One of the Playhouse West’s instructors and the central character/author of Aaron Gillespie, Scott Trost, describes the Meisner Technique as follows: “Since the entire construct is based on the Stanislavsky idea of a systematic method of teaching actors truthfulness in their work on stage, there is a tendency towards guaging the actor towards his own ability to exploit his passion and emotional vulnerability onstage. Out of this mindset have resulted some of the indisputable acting teachers in this country Adler, Strasberg, Clifford Odets and, of course, Meisner. There may have been, and still remain, a split in the individual philosophies of these teachings, but truthfulness onstage has remained a cornerstone of their acting methods.”

Trost goes on to explain how the Meisner Technique enabled him to get rid of a lot of the calculated “trappings” and bad habits that actors accumulate over the years. “The Meisner idea of ‘living truthfully under imaginary circumstances’ became a great challenge for me. And, I think, it is the challenge that Bob puts to the actors that come to study at Playhouse West. The training at Playhouse West encourages actors to try and achieve this and it enables them to become more expressive with their work.”

Expressive? Definitely.
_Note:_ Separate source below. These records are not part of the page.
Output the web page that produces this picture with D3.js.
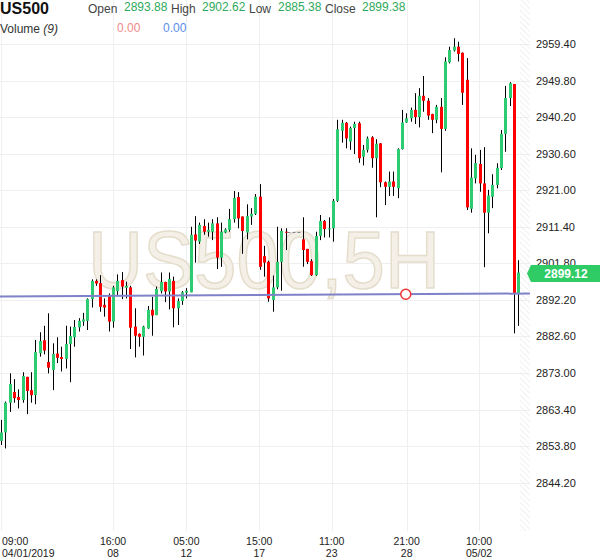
<!DOCTYPE html>
<html>
<head>
<meta charset="utf-8">
<script src="https://cdn.jsdelivr.net/npm/d3@7/dist/d3.min.js"></script>
<style>
  body { margin: 0; background: #fff; }
  svg { display: block; font-family: "Liberation Sans", Arial, sans-serif; }
</style>
</head>
<body>
<div id="chart"></div>
<script>
// 5H candles, US500. null = no trading (holiday gap)
const opens = [2855.2,2857.4,2865.2,2868.0,2866.7,2865.9,2872.0,2868.5,2867.2,2878.2,
  2881.6,2875.9,2873.8,2878.1,2877.2,2876.7,2880.6,2882.4,2885.0,2886.5,
  2886.7,2892.4,2897.2,2896.6,2890.9,2893.5,2886.5,2894.5,2897.4,2895.4,
  2895.5,2885.2,2883.3,2882.5,2884.7,2889.6,2888.2,2894.5,2896.9,2894.4,
  2897.2,2890.0,2891.9,2894.1,2894.2,2909.4,2907.5,2911.6,2910.1,2910.1,
  2912.3,2903.3,2909.9,2910.6,2913.4,2919.2,2914.1,2909.9,2914.1,2914.8,
  2919.3,2903.7,2902.2,2892.2,2895.5,2902.2,2910.1,null,null,null,
  2908.1,2905.6,2902.4,2898.7,2909.0,2912.9,2910.8,2911.0,2918.2,2936.6,
  2938.7,2933.8,2937.3,2938.6,2929.8,2931.6,2934.9,2929.4,2933.3,2923.1,
  2921.9,2923.3,2921.5,2931.8,2938.8,2939.9,2942.1,2940.2,2945.8,2944.5,
  2941.0,2939.5,2942.9,2937.1,2954.6,2957.7,2958.7,2957.1,2950.0,2916.1,
  2924.1,2927.9,2922.8,2915.1,2919.3,2922.4,2926.8,2935.8,2945.2,2948.9,
  2893.88];
const highs = [2860.7,2865.5,2872.9,2871.4,2868.7,2873.2,2872.0,2873.2,2881.7,2883.7,
  2885.4,2888.7,2880.8,2882.4,2879.9,2885.4,2885.2,2886.9,2887.4,2888.8,
  2892.6,2897.6,2897.6,2898.7,2892.6,2893.9,2895.9,2898.9,2899.5,2897.0,
  2895.9,2890.0,2883.4,2885.4,2890.6,2893.0,2895.7,2899.4,2897.0,2899.4,
  2898.3,2892.6,2894.5,2895.3,2911.4,2914.2,2912.5,2913.4,2912.5,2913.4,
  2913.9,2912.5,2911.0,2916.1,2920.8,2920.5,2914.1,2917.3,2916.3,2920.0,
  2922.6,2906.4,2902.5,2898.6,2911.4,2911.0,2911.0,null,null,null,
  2913.9,2905.6,2902.9,2910.1,2914.5,2913.2,2913.9,2918.7,2939.5,2939.5,
  2938.9,2937.7,2939.0,2939.0,2932.9,2935.1,2935.2,2934.4,2933.4,2923.3,
  2925.9,2925.9,2932.0,2942.1,2941.2,2942.7,2946.5,2947.8,2951.0,2945.2,
  2941.1,2943.4,2945.2,2955.9,2958.7,2960.9,2960.0,2957.2,2955.7,2932.0,
  2930.3,2931.6,2932.3,2921.1,2925.2,2928.1,2936.8,2948.4,2949.4,2948.9,
  2902.62];
const lows = [2854.1,2853.2,2862.8,2865.2,2863.7,2865.2,2862.2,2865.2,2864.8,2877.3,
  2877.9,2872.9,2868.5,2875.6,2873.4,2874.2,2870.6,2879.9,2883.9,2885.4,
  2884.3,2890.2,2895.9,2889.1,2887.8,2883.9,2884.9,2893.5,2892.4,2892.6,
  2879.3,2877.1,2879.9,2877.6,2884.6,2882.8,2888.2,2893.9,2891.6,2889.7,
  2885.0,2885.6,2890.9,2892.6,2894.2,2902.0,2906.9,2909.3,2908.8,2907.9,
  2900.3,2900.9,2909.7,2910.1,2912.5,2911.0,2904.3,2908.1,2911.9,2914.5,
  2900.1,2898.3,2891.7,2889.1,2895.0,2894.6,2905.3,null,null,null,
  2900.9,2901.6,2898.5,2898.5,2907.9,2908.6,2908.6,2907.5,2917.9,2933.5,
  2932.0,2931.6,2930.5,2928.2,2927.5,2930.9,2926.9,2913.9,2921.8,2917.1,
  2919.5,2919.5,2918.9,2931.7,2938.7,2939.0,2938.4,2937.5,2941.6,2939.5,
  2936.0,2938.6,2925.7,2936.6,2954.3,2957.4,2954.8,2943.4,2915.8,2915.1,
  2922.8,2920.6,2900.8,2909.7,2916.3,2921.5,2926.3,2931.1,2943.1,2883.4,
  2885.38];
const closes = [2857.4,2865.2,2870.1,2866.4,2865.9,2872.2,2868.3,2867.2,2878.5,2881.4,
  2878.9,2874.4,2878.0,2877.0,2876.7,2880.6,2882.7,2885.1,2886.7,2887.1,
  2892.4,2897.2,2896.5,2890.4,2890.2,2886.5,2895.5,2897.2,2895.7,2895.9,
  2884.9,2882.8,2882.5,2885.2,2889.6,2888.1,2895.1,2896.9,2894.4,2897.7,
  2890.0,2891.9,2894.2,2894.6,2909.3,2907.8,2911.9,2910.1,2910.6,2912.3,
  2903.3,2910.1,2910.7,2913.4,2919.0,2913.6,2910.3,2914.2,2914.8,2919.3,
  2900.9,2902.0,2892.6,2895.5,2902.2,2910.3,2909.9,null,null,null,
  2905.3,2902.2,2898.7,2909.0,2912.9,2910.8,2911.0,2918.2,2937.0,2938.7,
  2934.6,2937.3,2938.4,2929.4,2931.6,2934.6,2929.4,2933.2,2923.1,2921.9,
  2923.3,2921.9,2931.8,2938.8,2939.9,2942.1,2940.2,2945.8,2944.5,2940.6,
  2939.5,2942.9,2937.1,2954.8,2957.8,2958.7,2956.8,2946.6,2916.5,2924.3,
  2928.1,2922.8,2915.1,2919.6,2922.4,2926.9,2935.8,2945.2,2949.1,2893.9,
  2899.38];

const yTicks = [2844.2,2853.8,2863.4,2873.0,2882.6,2892.2,2901.8,2911.4,2921.0,2930.6,2940.2,2949.8,2959.4];
const xTickIdx = [0, 26, 43, 59.9, 76.7, 94.1, 110.9];
const xTickTime = ["09:00","16:00","05:00","15:00","11:00","21:00","10:00"];
const xTickDate = ["04/01/2019","08","12","17","23","28","05/02"];

// drawn trend line and its marker
const trendIdx = [-0.3, 122.7];
const trendVal = [2893.1, 2893.88];
const markerIdx = 93.9;
const lastPrice = 2899.12;

const W = 600, H = 558;
const plotRight = 520, hatchRight = 530, plotBottom = 531;
const green = "#2ecc71", red = "#ff0000";

const svg = d3.select("#chart").append("svg")
  .attr("width", W).attr("height", H);

const x = d3.scaleLinear().domain([0, opens.length - 1]).range([1, 518.3]);
const y = d3.scaleLinear().domain([2844.2, 2959.4]).range([482.7, 44]);

// hatch pattern for the right margin
const defs = svg.append("defs");
const pat = defs.append("pattern")
  .attr("id", "hatch").attr("patternUnits", "userSpaceOnUse")
  .attr("width", 4).attr("height", 4)
  .attr("patternTransform", "rotate(-45)");
pat.append("line").attr("x1", 0).attr("y1", 0).attr("x2", 0).attr("y2", 4)
  .attr("stroke", "#e6e6e6").attr("stroke-width", 1.2);

// grid
svg.append("g").selectAll("line").data(yTicks).join("line")
  .attr("x1", 0).attr("x2", hatchRight)
  .attr("y1", d => Math.round(y(d)) + 0.5).attr("y2", d => Math.round(y(d)) + 0.5)
  .attr("stroke", "#efefef");
svg.append("g").selectAll("line").data(xTickIdx).join("line")
  .attr("x1", d => Math.round(x(d)) + 0.5).attr("x2", d => Math.round(x(d)) + 0.5)
  .attr("y1", 0).attr("y2", plotBottom)
  .attr("stroke", "#efefef");

svg.append("rect").attr("x", plotRight).attr("y", 0)
  .attr("width", hatchRight - plotRight).attr("height", plotBottom)
  .attr("fill", "url(#hatch)");

// watermark
svg.append("text")
  .attr("x", 88).attr("y", 288)
  .attr("font-size", 81)
  .attr("textLength", 352).attr("lengthAdjust", "spacingAndGlyphs")
  .attr("fill", "#f4f0e7").attr("stroke", "#e4ddcc").attr("stroke-width", 1.5)
  .text("US500,5H");

// candles
const candles = d3.range(opens.length).filter(i => opens[i] !== null);
const cg = svg.append("g");
cg.selectAll("line.wick").data(candles).join("line")
  .attr("class", "wick")
  .attr("x1", i => Math.round(x(i)) + 0.5).attr("x2", i => Math.round(x(i)) + 0.5)
  .attr("y1", i => y(highs[i])).attr("y2", i => y(lows[i]))
  .attr("stroke", "#000").attr("stroke-width", 1);
cg.selectAll("rect").data(candles).join("rect")
  .attr("x", i => Math.round(x(i)) - 1)
  .attr("width", 3)
  .attr("y", i => y(Math.max(opens[i], closes[i])))
  .attr("height", i => Math.max(1, Math.abs(y(opens[i]) - y(closes[i]))))
  .attr("fill", i => closes[i] >= opens[i] ? green : red);

// dashed line across the gap
const gapStart = opens.indexOf(null) - 1;
const gapEnd = opens.findIndex((d, i) => i > gapStart + 1 && d !== null);
svg.append("line")
  .attr("x1", x(gapStart) + 2).attr("x2", x(gapEnd) - 2)
  .attr("y1", y(closes[gapStart])).attr("y2", y(closes[gapStart]))
  .attr("stroke", "#888").attr("stroke-dasharray", "3,2");

// trend line
svg.append("line")
  .attr("x1", x(trendIdx[0])).attr("x2", x(trendIdx[1]))
  .attr("y1", y(trendVal[0])).attr("y2", y(trendVal[1]))
  .attr("stroke", "#7f82c8").attr("stroke-width", 2);
const tv = d3.scaleLinear().domain(trendIdx).range(trendVal);
svg.append("circle")
  .attr("cx", x(markerIdx)).attr("cy", y(tv(markerIdx))).attr("r", 5)
  .attr("fill", "#fff").attr("stroke", "#e33").attr("stroke-width", 1.5);

// y axis labels
svg.append("g").selectAll("text").data(yTicks).join("text")
  .attr("x", 536).attr("y", d => y(d) + 4)
  .attr("font-size", 11).attr("fill", "#222")
  .text(d => d.toFixed(2));

// last price tag
const py = y(lastPrice);
svg.append("path")
  .attr("d", `M527,${py} L531,${py - 8.5} L600,${py - 8.5} L600,${py + 8.5} L531,${py + 8.5} Z`)
  .attr("fill", "#2fcc66");
svg.append("text")
  .attr("x", 566).attr("y", py + 4.5).attr("text-anchor", "middle")
  .attr("font-size", 12).attr("font-weight", "bold").attr("fill", "#fff")
  .text(lastPrice.toFixed(2));

// x axis labels (two lines each)
const xl = svg.append("g").attr("font-size", 10.5).attr("fill", "#222");
xTickIdx.forEach((d, k) => {
  const first = k === 0;
  const tx = first ? 2 : x(d);
  const anchor = first ? "start" : "middle";
  xl.append("text").attr("x", tx).attr("y", 545).attr("text-anchor", anchor).text(xTickTime[k]);
  xl.append("text").attr("x", tx).attr("y", 556.5).attr("text-anchor", anchor).text(xTickDate[k]);
});

// header
const last = opens.length - 1;
const hdr = svg.append("g");
hdr.append("text").attr("x", 0).attr("y", 14)
  .attr("font-size", 16).attr("font-weight", "bold").attr("fill", "#111").text("US500");
const fields = [
  ["Open", 88, 124, opens[last]],
  ["High", 171, 202, highs[last]],
  ["Low", 249, 278, lows[last]],
  ["Close", 325, 362, closes[last]]
];
fields.forEach(f => {
  hdr.append("text").attr("x", f[1]).attr("y", 13).attr("font-size", 12)
    .attr("fill", "#444").text(f[0]);
  hdr.append("text").attr("x", f[2]).attr("y", 11).attr("font-size", 12)
    .attr("fill", "#2eaa5c").text(f[3].toFixed(2));
});
const vol = hdr.append("text").attr("x", 0).attr("y", 33).attr("font-size", 12).attr("fill", "#333");
vol.append("tspan").text("Volume ");
vol.append("tspan").attr("font-style", "italic").text("(9)");
hdr.append("text").attr("x", 117).attr("y", 32).attr("font-size", 12)
  .attr("fill", "#f08a8a").text((0).toFixed(2));
hdr.append("text").attr("x", 163).attr("y", 32).attr("font-size", 12)
  .attr("fill", "#5b8de8").text((0).toFixed(2));
</script>
</body>
</html>
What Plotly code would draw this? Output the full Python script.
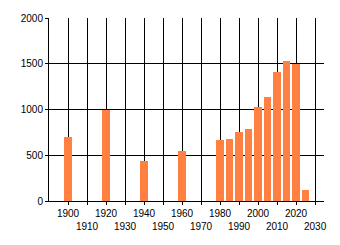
import plotly.graph_objects as go

years = [1900, 1920, 1940, 1960, 1980, 1985, 1990, 1995, 2000, 2005, 2010, 2015, 2020, 2025]
values = [700, 1000, 440, 550, 665, 680, 750, 790, 1030, 1140, 1410, 1525, 1500, 120]

tick_years = list(range(1900, 2031, 10))
row1 = [str(y) if (y - 1900) % 20 == 0 else "" for y in tick_years]
row2_years = [y for y in tick_years if (y - 1900) % 20 == 10]
row2_text = [str(y) for y in row2_years]
y_ticks = [0, 500, 1000, 1500, 2000]

font = dict(family="Liberation Sans, Arial, sans-serif", size=10, color="black")
xr = [1890, 2034.7]

fig = go.Figure()
fig.add_trace(go.Bar(x=years, y=values, width=4, marker=dict(color="#FF8040", line=dict(width=0))))
fig.add_trace(go.Scatter(x=[row2_years[0]], y=[0], xaxis="x2", mode="markers",
                         marker=dict(opacity=0), showlegend=False, hoverinfo="skip"))

fig.update_layout(
    width=340, height=245,
    margin=dict(l=49, r=16, t=15, b=44),
    paper_bgcolor="white", plot_bgcolor="white",
    showlegend=False, font=font, bargap=0,
    xaxis=dict(range=xr, tickmode="array", tickvals=tick_years, ticktext=row1,
               showgrid=True, gridcolor="black", gridwidth=1,
               showline=True, linecolor="black", linewidth=1,
               ticks="outside", ticklen=3, tickcolor="black", tickfont=font,
               zeroline=False, fixedrange=True),
    xaxis2=dict(range=xr, overlaying="x", anchor="y", side="bottom",
                tickmode="array", tickvals=row2_years, ticktext=row2_text,
                showgrid=False, showline=False, ticks="", tickfont=font,
                ticklabelstandoff=18, zeroline=False),
    yaxis=dict(range=[0, 2000], tickmode="array", tickvals=y_ticks,
               showgrid=True, gridcolor="black", gridwidth=1,
               showline=True, linecolor="black", linewidth=1,
               ticks="outside", ticklen=3, tickcolor="black", tickfont=font,
               zeroline=False),
)

fig.write_html("out.html")
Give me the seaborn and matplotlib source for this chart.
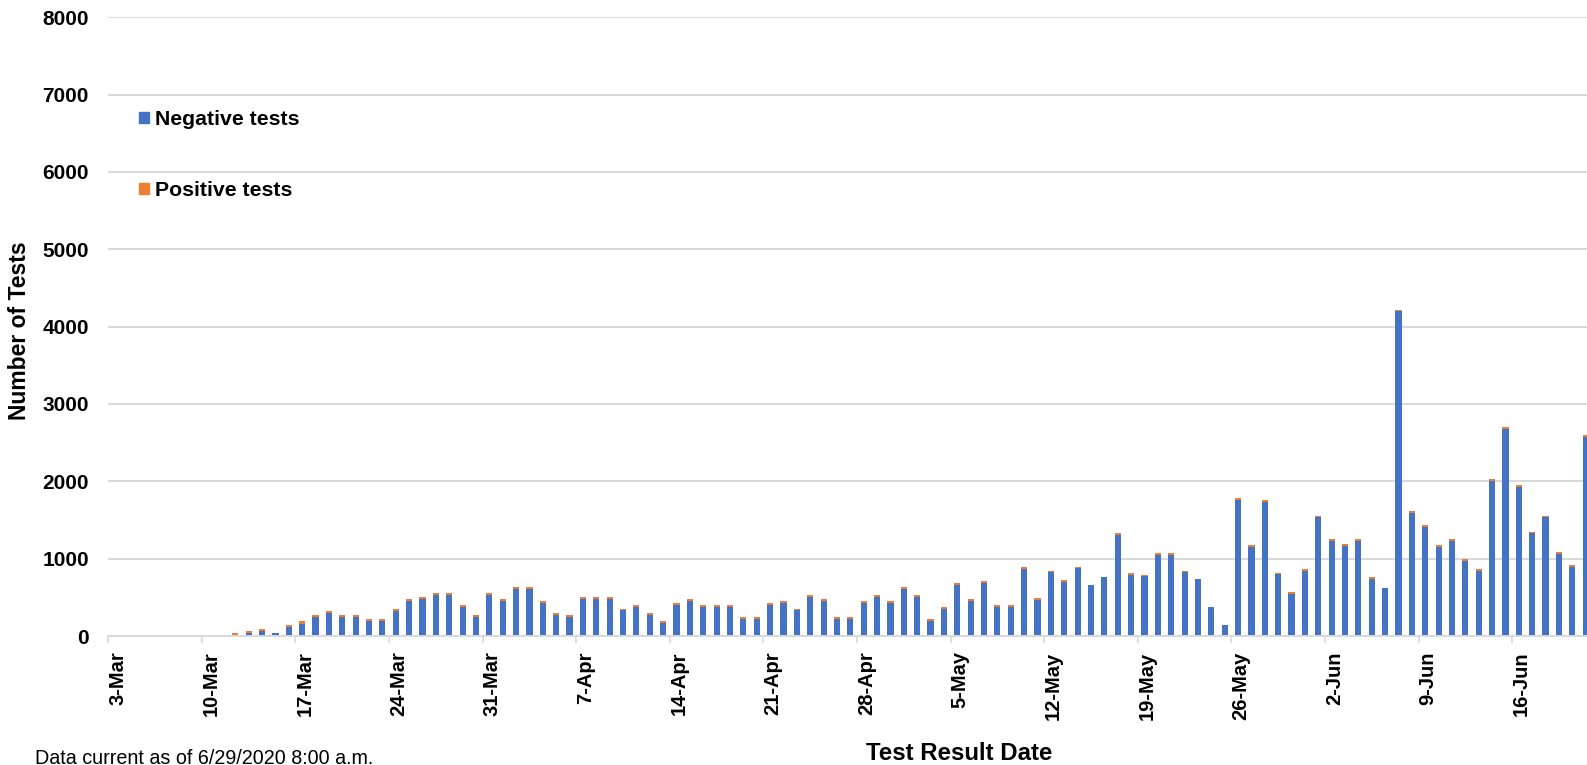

But does it, however, give an actor a broad range of study, enough to sustain them in Hollywood and New York? Trost elaborates on how an actor can play different dramatic moments onstage and still explore his varied options. “Strasberg was big on actors getting back to past traumatic events to get their creative juices going — the whole idea of sense-memory. His philosophy is centered on the notion that you take the tension off of the other person (actor) and go back into yourself. We believe, at Playhouse West, that a group of people onstage dwelling on past, traumatic events can be unhealthy. Sandy encourages using the imagination, tapping into the emotional self, and strengthening the imagination and relaxation techniques that free the actor to focus his attention on the imaginary circumstances surrouding his character, and not on the fact that he is standing onstage, in front of an audience. Bob is big on character, developing individual integrity and making the most of yourself as a person. Bob believes that this is the only way that actors can really illustrate what theatre is all about — that by knowing themselves completely and having a broad world view, they can then do their best to show and report on the human situation and its dilemmas and educate people (audiences) with the characters they portray.”

So, the Playhouse West is definitely a place to visit the next time you want a truly intense, albeit truthful, acting experience. Bob Carnegie will guarantee that whatever else the evening holds, the actors will certainly be presenting a committed and thorough re-examination of the human condition and its relevancy to the characters onstage, whatever the subject matter. The Meisner Technique may not be for everyone, but it is definitely at the center of Playhouse West. At the very least, bring your significant other and check it out for yourself. It will certainly make for stimulating and provocative weekend discussion.